Os conflitos de competência entre o Comitê Central de Governança de Dados e a ANPD

Nossos dados pessoais são cedidos para inúmeras outras empresas e instituições, de acordo com especialistas do setor/Pixabay
Nossos dados pessoais são cedidos para inúmeras outras empresas e instituições, de acordo com especialistas do setor/Pixabay
Não há uma definição sobre as funções das duas entidades, mas ainda é possível evitar que o papel de ambas colidam.
Fecha de publicación: 30/06/2020
Etiquetas: Brasil

Criado no final do ano passado por decreto como uma entidade capaz de orientar e dar "diretrizes para a categorização de compartilhamento amplo, restrito e específico" referente à proteção de dados pessoais, o Comitê Central de Governança de Dados ainda não está completamente formado. Sua semelhança e forma de atuação parecida com outro órgão de proteção de dados ainda em formação, a Autoridade Nacional de Proteção de Dados (ANPD), porém, já atrai a crítica de especialistas em segurança digital e proteção de dados.

Enquanto o objetivo das políticas nacionais de proteção de dados é diminuir o hiato entre trocas de informações entre consumidores e agentes, o texto legal – alterado recentemente por um novo decreto – caminha em sentido diverso.  "A ideia é que todas as leis globais e nacionais vão na contramão do que os decretos tanto do Cadastro Base do Cidadão e deste comitê estão fazendo", argumenta o sócio da P&B Compliance e especialista em Proteção de Dados, Lucas Paglia.

A primeira versão do Cadastro Base foi apresentada pelo governo federal em dezembro do ano passado, após publicação de decreto. Na ocasião, 18 dos 220 órgãos da administração foram selecionados para participar desta primeira fase, com o objetivo de simplificar processos burocráticos enfrentados pelo cidadão.

"Nosso objetivo é que o cidadão não perca tempo de trabalho, lazer, esportes ou com a família preenchendo formulários em cada repartição pública onde solicita serviços. Essa mudança de cultura e mentalidade na administração pública, aliada à transformação digital, é fundamental para aliviarmos a burocracia e melhorarmos a satisfação do cidadão com os serviços", afirmou à época do lançamento o secretário de Governo Digital, Luis Felipe Monteiro. Em uma primeira fase, apenas dados do CPF e outros atrelados à Receita Federal seriam incluídos no sistema, que deverá incluir novas bases de dados com o tempo.
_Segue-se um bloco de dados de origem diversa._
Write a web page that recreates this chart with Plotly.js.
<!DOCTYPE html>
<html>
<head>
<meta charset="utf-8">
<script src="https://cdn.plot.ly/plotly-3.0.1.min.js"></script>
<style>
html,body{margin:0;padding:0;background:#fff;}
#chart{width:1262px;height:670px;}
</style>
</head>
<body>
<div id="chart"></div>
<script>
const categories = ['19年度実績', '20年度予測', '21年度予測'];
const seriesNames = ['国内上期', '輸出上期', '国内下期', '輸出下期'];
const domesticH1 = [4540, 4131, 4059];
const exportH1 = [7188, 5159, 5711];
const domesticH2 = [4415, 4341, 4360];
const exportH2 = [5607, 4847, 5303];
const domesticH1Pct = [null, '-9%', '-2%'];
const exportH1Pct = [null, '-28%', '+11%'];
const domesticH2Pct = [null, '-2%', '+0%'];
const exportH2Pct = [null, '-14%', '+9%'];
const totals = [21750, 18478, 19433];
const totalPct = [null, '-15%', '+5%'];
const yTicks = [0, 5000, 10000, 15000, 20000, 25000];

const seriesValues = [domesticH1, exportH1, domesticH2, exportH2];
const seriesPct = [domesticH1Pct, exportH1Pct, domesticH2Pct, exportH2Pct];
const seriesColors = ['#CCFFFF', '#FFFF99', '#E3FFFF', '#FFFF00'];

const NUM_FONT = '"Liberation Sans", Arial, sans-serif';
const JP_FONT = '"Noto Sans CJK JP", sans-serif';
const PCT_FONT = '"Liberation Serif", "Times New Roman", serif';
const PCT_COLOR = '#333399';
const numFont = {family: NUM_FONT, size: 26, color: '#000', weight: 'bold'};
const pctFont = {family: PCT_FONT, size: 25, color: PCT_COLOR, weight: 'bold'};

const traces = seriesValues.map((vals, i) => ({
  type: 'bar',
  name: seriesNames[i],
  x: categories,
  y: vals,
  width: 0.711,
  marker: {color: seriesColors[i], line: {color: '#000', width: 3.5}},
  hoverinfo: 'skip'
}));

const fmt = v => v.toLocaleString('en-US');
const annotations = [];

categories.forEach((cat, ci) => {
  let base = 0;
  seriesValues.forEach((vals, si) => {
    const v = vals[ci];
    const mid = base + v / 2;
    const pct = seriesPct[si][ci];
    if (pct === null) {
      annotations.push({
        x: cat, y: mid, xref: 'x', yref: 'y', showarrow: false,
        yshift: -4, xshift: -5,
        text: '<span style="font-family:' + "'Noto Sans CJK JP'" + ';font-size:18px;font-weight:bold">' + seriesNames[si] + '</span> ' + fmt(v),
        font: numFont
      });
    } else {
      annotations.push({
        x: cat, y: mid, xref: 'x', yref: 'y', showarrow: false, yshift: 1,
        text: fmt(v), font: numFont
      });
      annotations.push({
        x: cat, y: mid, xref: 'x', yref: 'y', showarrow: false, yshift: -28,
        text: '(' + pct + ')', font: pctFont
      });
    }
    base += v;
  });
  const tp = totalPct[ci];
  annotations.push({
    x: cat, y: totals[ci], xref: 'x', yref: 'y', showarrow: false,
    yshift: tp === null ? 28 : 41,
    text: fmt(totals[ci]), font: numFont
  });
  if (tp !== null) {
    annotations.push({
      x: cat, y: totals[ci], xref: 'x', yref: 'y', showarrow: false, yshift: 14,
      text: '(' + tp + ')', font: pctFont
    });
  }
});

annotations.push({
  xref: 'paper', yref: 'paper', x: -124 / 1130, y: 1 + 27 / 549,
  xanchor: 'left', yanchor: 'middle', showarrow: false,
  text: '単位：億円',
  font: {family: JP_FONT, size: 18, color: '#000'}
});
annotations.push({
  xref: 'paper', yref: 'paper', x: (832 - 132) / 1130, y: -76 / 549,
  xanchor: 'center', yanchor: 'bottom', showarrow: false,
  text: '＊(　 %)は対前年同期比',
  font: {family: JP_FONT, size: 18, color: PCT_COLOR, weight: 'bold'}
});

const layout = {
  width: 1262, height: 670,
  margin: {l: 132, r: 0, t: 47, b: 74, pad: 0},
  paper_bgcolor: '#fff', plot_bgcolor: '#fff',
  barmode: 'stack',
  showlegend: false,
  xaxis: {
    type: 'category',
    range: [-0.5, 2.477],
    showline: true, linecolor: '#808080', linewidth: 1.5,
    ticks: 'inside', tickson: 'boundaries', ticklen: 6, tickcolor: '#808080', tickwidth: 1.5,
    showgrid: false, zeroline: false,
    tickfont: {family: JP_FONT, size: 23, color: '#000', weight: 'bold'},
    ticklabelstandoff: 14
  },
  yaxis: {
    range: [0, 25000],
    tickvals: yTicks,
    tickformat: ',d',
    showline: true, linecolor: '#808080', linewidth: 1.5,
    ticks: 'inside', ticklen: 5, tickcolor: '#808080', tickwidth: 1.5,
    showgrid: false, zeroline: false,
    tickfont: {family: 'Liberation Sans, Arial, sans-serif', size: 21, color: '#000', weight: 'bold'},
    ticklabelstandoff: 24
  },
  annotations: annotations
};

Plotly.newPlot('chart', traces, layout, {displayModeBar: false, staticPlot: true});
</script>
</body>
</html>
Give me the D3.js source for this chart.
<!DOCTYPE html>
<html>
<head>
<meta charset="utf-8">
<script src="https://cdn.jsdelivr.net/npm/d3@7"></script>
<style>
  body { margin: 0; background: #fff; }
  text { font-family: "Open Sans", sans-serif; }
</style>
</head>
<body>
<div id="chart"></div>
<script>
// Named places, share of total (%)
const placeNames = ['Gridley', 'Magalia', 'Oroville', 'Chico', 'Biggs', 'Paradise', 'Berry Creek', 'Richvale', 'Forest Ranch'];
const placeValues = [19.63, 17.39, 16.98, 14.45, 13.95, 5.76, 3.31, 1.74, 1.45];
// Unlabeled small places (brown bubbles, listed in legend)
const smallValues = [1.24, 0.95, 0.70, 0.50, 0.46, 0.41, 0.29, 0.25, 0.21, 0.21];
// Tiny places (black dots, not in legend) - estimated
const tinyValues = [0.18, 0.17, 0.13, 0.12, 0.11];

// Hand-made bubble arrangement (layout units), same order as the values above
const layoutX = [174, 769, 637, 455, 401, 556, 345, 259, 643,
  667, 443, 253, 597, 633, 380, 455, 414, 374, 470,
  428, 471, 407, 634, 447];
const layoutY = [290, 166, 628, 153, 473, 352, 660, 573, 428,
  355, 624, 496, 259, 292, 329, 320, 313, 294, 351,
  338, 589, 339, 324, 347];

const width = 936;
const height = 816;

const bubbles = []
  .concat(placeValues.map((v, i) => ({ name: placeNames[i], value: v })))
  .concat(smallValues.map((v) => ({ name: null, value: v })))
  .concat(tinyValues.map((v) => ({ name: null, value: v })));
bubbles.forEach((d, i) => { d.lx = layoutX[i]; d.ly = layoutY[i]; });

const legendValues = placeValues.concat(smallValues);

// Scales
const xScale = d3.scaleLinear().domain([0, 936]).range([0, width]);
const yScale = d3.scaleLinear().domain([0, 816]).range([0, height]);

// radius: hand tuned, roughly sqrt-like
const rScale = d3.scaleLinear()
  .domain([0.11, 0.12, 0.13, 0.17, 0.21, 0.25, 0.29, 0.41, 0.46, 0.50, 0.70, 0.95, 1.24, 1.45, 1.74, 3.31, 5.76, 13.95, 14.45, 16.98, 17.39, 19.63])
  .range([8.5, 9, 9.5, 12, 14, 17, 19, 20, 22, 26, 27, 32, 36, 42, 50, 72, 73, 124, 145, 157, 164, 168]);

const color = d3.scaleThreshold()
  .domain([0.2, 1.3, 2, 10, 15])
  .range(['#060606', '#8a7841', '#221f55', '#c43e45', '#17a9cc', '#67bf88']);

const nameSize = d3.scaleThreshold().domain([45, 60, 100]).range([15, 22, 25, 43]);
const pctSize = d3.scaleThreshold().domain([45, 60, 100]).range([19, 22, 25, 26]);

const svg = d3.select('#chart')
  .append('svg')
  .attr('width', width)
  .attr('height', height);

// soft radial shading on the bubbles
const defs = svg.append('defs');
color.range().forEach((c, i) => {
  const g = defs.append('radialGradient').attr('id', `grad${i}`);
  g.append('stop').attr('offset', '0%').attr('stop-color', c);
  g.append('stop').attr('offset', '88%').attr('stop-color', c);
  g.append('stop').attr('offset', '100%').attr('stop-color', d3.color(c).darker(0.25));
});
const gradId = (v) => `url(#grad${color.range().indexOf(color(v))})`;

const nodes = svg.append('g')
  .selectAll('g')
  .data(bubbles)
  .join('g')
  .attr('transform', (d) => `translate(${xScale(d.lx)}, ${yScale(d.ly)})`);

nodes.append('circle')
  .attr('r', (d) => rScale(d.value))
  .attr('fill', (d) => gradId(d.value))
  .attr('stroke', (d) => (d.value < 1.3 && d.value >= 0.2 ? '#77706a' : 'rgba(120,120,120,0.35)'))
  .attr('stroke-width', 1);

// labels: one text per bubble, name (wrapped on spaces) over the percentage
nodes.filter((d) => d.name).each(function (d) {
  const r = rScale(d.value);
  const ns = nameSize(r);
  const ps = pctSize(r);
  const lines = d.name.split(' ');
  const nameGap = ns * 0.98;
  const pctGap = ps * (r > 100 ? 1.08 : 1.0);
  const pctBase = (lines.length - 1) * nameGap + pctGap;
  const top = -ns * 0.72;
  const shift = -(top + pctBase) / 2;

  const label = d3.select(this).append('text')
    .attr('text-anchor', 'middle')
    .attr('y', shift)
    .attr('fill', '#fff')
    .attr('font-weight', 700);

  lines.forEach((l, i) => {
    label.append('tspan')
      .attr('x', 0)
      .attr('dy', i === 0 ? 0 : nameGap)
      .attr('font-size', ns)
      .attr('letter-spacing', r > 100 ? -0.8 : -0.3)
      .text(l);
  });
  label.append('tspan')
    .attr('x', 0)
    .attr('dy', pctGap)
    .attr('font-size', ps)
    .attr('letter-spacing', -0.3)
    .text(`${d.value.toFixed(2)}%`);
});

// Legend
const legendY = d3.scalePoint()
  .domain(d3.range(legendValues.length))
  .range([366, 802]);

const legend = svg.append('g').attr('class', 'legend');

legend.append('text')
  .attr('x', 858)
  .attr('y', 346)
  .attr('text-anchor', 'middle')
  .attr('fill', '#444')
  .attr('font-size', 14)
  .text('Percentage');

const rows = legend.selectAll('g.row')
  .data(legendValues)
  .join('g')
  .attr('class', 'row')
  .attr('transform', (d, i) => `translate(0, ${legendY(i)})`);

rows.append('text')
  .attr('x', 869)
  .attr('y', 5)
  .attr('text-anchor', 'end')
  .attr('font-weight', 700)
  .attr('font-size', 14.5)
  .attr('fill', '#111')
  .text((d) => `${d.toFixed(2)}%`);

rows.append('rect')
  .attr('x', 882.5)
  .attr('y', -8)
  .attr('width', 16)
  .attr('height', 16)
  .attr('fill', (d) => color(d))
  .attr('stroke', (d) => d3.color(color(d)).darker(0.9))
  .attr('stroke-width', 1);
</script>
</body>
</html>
"O objetivo é justamente evitar um compartilhamento excessivo", comentou Lucas Paglia. Para comprovar sua tese, ele se valeu de um exemplo corriqueiro: "Sempre se fala, por exemplo, do clube da farmácia, onde seguidas compras se utilizando de um perfil seu com seus dados com seu CPF podem gerar descontos. Se ficasse só no clube de descontos na farmácia não tem problema. O problema é que nossos dados são cedidos para inúmeras outras empresas e instituições, seja o governo, seja o plano de saúde, sejam empresas de logística."

Conflito de competência

O Comitê, cujo papel é gerir a base única cadastral do governo, pode também entrar em conflito com a ANPD, constituída para fins de analisar a proteção de dados em âmbito nacional, a partir da Lei Geral de Proteção de Dados (LGPD), aprovada em 2018.

Ainda não há uma data para que a ANPD se torne de fato uma autoridade. A instituição da própria LGPD, porém, é fruto de debate amplo entre diversos setores das esferas pública e privada há anos. "Na LGPD houve este movimento muito grande buscando a efetivação desta lei", afirma Matheus Campos, que é advogado de Contencioso Cível Estratégico do Rocha, Marinho E Sales Advogados. "O que não necessariamente ocorreu com este comitê, criado por este decreto".

Matheus lembra que, como não há uma definição sobre o papel das autoridades, ainda há tempo para a evitar que o papel de ambos os órgãos colidam. "Dependendo da própria regulamentação da ANPD, quando vier a ser constituída, há a possibilidade de que haja previsão de competências próprias e deste comitê, e de que eventuais invasões conflitos de competências podem ser dirimidas neste momento", defendeu. 

Lucas Paglia concorda com o entendimento de que os dois órgãos têm papéis realmente próximos. "Se nós tivéssemos a autoridade definida, isso não teria vindo à tona. Elas andariam em paralelo, apesar de eu não concordar com o que prevê o decreto", apontou. "Mas concordo que criar um comitê de governança de dados, controlado pelo governo, é como substituir ou colocar no lugar da Autoridade."